■ What is being asked ■
Lines holding the string "this" are the ones to copy; find them all in the data.

Source code of charts:
— start —

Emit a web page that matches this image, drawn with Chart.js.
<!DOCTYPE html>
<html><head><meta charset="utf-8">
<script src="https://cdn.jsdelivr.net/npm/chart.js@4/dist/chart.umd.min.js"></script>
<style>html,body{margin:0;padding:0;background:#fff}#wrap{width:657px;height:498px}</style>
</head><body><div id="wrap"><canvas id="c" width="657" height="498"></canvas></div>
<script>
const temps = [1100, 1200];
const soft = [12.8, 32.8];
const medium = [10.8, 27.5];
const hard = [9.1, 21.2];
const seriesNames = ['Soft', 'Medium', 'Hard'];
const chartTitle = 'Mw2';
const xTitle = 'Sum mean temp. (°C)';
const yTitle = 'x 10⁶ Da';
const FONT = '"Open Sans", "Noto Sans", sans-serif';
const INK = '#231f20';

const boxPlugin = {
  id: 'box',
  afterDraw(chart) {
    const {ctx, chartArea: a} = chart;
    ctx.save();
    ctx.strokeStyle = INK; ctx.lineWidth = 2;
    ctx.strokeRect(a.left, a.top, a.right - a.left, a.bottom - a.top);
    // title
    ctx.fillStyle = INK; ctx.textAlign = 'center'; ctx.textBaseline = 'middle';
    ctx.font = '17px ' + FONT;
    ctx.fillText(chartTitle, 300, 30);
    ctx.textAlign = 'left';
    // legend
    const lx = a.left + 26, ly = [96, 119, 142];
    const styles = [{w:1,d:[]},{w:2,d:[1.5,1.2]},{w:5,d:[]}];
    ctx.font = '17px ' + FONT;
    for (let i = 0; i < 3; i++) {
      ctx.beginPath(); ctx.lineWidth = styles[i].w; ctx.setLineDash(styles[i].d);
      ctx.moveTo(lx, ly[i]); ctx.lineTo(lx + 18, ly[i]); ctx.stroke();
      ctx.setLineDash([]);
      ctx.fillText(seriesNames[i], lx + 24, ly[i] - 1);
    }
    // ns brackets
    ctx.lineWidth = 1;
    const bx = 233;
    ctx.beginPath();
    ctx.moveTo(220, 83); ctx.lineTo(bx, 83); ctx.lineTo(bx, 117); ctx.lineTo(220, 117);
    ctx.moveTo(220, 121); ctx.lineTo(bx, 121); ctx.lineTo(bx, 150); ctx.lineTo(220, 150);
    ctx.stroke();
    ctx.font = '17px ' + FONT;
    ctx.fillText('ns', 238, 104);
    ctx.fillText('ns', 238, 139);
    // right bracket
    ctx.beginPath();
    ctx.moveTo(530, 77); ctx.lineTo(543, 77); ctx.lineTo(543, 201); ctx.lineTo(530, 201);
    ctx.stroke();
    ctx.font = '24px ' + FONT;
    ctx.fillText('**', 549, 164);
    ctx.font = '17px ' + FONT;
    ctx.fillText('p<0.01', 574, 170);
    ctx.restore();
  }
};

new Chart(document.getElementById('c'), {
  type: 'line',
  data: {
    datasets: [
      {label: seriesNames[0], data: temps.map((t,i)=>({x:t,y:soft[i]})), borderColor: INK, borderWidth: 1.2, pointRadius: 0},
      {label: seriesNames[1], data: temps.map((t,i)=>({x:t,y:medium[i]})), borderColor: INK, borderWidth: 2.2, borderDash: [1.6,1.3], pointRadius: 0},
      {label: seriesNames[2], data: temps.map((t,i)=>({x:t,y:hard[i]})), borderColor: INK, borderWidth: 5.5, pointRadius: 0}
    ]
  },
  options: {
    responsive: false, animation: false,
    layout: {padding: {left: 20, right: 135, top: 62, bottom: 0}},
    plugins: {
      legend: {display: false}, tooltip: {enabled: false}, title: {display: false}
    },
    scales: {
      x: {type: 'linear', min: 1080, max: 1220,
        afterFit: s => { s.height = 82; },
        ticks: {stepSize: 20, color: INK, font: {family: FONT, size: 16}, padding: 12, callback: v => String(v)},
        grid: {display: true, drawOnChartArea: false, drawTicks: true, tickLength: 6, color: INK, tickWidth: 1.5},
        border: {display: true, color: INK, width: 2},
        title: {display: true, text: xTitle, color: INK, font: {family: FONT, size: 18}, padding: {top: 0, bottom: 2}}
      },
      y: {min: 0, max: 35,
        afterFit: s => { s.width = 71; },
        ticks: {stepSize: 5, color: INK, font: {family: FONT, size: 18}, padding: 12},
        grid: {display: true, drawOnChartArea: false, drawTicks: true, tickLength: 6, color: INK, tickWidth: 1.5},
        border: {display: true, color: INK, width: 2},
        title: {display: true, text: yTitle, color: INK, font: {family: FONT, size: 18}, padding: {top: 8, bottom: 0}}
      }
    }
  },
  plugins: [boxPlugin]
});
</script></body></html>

— end —
— start —

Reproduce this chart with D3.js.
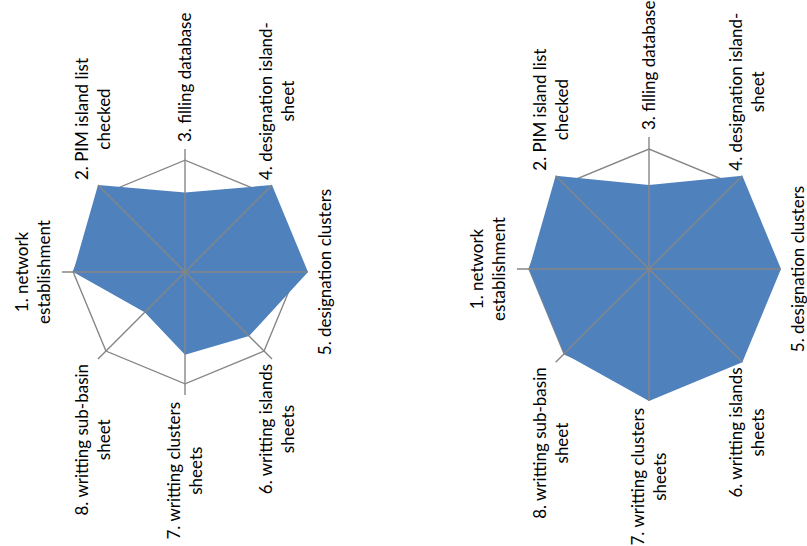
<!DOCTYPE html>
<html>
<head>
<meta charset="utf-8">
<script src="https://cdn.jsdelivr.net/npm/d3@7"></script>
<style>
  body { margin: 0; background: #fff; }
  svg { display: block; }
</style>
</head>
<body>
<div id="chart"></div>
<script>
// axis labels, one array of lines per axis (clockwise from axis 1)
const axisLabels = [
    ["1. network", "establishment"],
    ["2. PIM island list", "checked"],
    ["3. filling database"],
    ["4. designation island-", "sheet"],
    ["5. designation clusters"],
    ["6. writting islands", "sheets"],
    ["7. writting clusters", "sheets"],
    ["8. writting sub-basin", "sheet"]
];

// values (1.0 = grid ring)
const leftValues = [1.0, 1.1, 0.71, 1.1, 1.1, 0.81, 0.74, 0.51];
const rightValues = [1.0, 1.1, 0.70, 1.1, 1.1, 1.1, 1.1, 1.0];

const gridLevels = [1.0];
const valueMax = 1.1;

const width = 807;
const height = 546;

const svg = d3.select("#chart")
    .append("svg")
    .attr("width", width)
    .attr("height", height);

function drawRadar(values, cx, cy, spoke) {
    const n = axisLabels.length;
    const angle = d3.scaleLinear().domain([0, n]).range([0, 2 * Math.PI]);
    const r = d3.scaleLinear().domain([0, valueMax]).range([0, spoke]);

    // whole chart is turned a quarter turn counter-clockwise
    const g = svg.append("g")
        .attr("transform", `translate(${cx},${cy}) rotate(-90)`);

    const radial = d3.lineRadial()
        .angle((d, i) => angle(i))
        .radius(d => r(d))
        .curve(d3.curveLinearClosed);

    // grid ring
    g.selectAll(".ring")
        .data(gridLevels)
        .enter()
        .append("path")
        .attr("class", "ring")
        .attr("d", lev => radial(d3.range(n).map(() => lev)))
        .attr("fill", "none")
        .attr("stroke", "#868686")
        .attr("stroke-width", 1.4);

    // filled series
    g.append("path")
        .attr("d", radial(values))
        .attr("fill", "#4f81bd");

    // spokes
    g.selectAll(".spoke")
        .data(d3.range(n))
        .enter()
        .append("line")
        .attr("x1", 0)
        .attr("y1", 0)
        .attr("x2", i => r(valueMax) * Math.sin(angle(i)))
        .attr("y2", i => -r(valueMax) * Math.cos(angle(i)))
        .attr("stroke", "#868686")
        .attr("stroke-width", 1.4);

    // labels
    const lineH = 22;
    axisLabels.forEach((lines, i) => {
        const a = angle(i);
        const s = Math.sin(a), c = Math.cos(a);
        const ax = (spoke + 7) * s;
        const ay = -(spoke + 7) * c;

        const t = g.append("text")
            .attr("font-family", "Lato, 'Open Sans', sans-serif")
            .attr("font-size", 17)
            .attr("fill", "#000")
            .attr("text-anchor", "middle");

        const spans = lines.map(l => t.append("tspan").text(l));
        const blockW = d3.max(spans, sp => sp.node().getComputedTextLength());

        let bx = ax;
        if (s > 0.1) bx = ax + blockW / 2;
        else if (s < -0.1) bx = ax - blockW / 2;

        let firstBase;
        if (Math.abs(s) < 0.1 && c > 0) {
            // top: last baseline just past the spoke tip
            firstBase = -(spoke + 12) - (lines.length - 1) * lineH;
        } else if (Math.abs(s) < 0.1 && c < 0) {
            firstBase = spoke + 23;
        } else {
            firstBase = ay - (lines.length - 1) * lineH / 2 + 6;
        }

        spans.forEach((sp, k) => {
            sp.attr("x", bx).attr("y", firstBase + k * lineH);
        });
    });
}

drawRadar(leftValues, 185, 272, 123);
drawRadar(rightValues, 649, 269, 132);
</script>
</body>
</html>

— end —

■ Output below ■
Emit a web page that matches this image, drawn with Chart.js.
Reproduce this chart with D3.js.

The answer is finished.